Of all the lines in the data below, how many contain "with"? Report that number alone.

[begin MATERIAL]

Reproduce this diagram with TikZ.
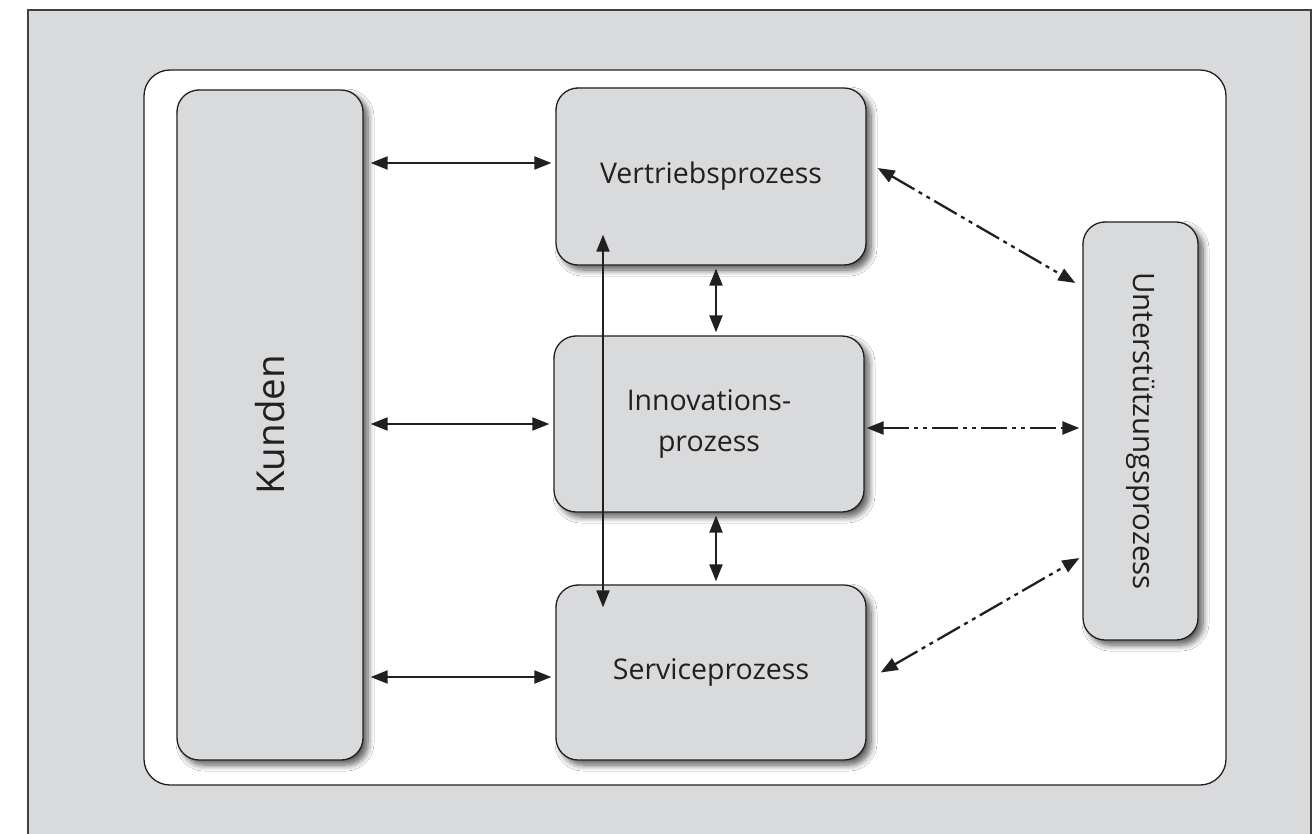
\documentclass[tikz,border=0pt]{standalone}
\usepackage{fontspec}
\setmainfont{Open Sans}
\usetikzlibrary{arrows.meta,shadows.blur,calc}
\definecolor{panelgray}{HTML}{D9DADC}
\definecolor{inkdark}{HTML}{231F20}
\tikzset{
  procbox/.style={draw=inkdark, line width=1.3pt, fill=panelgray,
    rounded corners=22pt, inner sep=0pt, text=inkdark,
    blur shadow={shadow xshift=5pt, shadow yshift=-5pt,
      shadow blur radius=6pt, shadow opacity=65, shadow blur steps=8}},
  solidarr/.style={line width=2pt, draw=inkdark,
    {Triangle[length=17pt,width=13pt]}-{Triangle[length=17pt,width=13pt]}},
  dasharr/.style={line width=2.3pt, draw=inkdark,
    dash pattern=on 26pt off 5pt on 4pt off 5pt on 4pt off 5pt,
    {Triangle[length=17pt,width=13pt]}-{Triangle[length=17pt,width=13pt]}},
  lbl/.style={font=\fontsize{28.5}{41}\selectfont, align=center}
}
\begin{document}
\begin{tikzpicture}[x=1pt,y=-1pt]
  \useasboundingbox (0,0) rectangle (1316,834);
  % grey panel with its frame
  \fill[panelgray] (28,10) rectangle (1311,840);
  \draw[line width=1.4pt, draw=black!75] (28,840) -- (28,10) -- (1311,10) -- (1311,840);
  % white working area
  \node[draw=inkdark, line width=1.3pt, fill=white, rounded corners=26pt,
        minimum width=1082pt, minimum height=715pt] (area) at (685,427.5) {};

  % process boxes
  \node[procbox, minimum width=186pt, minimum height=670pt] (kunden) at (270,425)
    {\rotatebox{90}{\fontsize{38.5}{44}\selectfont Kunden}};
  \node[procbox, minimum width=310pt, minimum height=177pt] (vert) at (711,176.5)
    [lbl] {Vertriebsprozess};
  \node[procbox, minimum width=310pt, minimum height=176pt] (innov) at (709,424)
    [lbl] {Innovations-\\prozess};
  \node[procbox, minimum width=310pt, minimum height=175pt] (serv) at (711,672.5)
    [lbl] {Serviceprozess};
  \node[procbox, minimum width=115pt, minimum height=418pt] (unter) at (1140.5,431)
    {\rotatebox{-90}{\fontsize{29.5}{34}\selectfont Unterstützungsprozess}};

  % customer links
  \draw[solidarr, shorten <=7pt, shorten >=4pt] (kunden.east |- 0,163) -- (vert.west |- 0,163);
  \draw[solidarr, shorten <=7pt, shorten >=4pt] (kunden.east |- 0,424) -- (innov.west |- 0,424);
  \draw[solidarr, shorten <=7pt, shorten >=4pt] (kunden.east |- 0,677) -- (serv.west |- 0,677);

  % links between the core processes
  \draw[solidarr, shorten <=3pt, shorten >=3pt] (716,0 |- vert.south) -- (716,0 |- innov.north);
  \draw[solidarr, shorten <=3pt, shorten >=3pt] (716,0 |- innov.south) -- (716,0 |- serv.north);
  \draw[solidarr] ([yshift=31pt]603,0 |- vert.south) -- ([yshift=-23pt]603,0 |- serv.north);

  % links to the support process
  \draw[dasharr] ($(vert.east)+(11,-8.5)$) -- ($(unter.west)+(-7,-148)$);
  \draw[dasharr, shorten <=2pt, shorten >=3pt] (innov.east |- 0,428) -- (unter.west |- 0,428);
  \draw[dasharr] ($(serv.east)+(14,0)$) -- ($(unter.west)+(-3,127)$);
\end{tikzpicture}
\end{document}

[end MATERIAL]

### [RESULT FOR THIS EXERCISE]
2